──────── COLLECTED MATERIAL ────────

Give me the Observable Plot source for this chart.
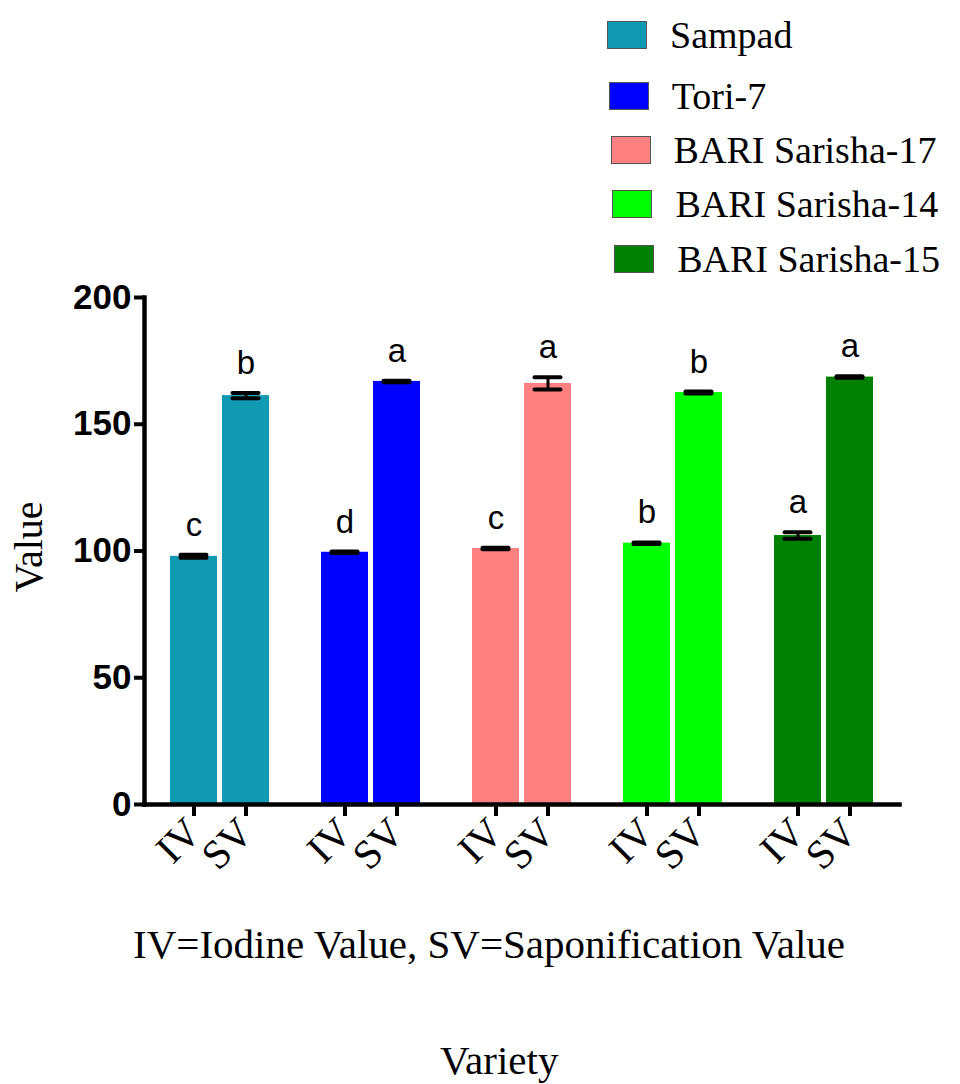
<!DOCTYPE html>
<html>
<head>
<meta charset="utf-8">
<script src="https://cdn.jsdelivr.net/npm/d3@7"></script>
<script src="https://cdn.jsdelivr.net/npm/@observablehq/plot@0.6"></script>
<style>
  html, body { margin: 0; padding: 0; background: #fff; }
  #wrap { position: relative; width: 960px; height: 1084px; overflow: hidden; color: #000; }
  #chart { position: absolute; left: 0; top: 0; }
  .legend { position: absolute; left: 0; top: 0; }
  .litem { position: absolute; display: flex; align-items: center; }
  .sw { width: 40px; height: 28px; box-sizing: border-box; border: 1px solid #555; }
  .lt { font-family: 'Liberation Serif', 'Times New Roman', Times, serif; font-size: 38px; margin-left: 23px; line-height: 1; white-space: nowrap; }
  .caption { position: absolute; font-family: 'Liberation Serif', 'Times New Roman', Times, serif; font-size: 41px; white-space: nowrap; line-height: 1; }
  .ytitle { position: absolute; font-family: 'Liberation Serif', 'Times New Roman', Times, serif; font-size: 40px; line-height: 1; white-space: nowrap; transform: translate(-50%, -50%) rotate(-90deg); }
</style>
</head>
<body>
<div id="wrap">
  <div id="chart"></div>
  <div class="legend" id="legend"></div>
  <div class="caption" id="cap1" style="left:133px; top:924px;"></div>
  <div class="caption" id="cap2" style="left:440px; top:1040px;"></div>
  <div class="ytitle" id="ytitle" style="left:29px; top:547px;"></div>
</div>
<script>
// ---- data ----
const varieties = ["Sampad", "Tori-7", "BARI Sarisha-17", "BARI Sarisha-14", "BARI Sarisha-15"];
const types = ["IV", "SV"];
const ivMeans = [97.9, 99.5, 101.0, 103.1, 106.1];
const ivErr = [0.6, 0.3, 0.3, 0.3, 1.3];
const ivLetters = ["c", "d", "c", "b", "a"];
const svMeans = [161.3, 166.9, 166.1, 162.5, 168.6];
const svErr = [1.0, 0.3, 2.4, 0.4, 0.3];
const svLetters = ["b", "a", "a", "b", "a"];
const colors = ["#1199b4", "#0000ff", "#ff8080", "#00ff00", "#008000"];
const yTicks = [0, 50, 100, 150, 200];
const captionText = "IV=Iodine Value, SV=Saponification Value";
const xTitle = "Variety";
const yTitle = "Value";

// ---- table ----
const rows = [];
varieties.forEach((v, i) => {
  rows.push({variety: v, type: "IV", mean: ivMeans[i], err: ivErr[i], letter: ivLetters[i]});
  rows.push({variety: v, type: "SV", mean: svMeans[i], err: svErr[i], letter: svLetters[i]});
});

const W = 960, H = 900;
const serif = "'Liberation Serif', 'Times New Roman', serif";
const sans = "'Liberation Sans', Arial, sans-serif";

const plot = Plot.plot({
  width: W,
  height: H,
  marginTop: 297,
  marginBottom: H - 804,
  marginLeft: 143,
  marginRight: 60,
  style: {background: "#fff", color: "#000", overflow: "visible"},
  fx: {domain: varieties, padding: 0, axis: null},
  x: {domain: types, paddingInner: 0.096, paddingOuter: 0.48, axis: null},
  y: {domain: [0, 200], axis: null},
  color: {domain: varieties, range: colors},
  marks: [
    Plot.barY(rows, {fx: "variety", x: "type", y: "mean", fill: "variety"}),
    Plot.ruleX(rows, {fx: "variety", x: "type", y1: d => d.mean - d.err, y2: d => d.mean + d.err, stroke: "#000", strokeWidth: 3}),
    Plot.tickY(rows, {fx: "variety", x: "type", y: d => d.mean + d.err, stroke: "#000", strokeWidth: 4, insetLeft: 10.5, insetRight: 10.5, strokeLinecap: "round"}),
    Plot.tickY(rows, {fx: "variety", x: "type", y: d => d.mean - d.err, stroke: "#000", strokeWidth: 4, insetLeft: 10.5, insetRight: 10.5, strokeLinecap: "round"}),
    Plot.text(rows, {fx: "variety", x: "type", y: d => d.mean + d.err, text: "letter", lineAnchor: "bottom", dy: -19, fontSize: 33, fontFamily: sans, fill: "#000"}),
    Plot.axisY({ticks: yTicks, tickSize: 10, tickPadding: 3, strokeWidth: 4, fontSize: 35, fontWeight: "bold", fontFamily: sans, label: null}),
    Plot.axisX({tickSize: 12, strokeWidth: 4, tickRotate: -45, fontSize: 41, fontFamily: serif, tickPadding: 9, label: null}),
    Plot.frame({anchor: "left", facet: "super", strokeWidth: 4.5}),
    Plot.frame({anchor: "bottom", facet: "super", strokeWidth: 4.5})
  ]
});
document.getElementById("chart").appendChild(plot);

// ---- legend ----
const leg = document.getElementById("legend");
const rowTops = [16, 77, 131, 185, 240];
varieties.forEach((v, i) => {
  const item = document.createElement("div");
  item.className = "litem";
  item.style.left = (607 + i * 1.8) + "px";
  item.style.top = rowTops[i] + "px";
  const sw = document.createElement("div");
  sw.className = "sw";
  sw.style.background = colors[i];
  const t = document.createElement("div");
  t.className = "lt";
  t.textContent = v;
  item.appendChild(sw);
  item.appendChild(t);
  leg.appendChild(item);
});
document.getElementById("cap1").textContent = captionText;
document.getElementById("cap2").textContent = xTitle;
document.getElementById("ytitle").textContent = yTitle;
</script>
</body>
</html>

────────

◆ WHAT IS BEING ASKED ◆
Collect, from the material above, every line containing the word "chart".

◆ THE OUTPUT ◆
Give me the Observable Plot source for this chart.
  #chart { position: absolute; left: 0; top: 0; }
  <div id="chart"></div>
document.getElementById("chart").appendChild(plot);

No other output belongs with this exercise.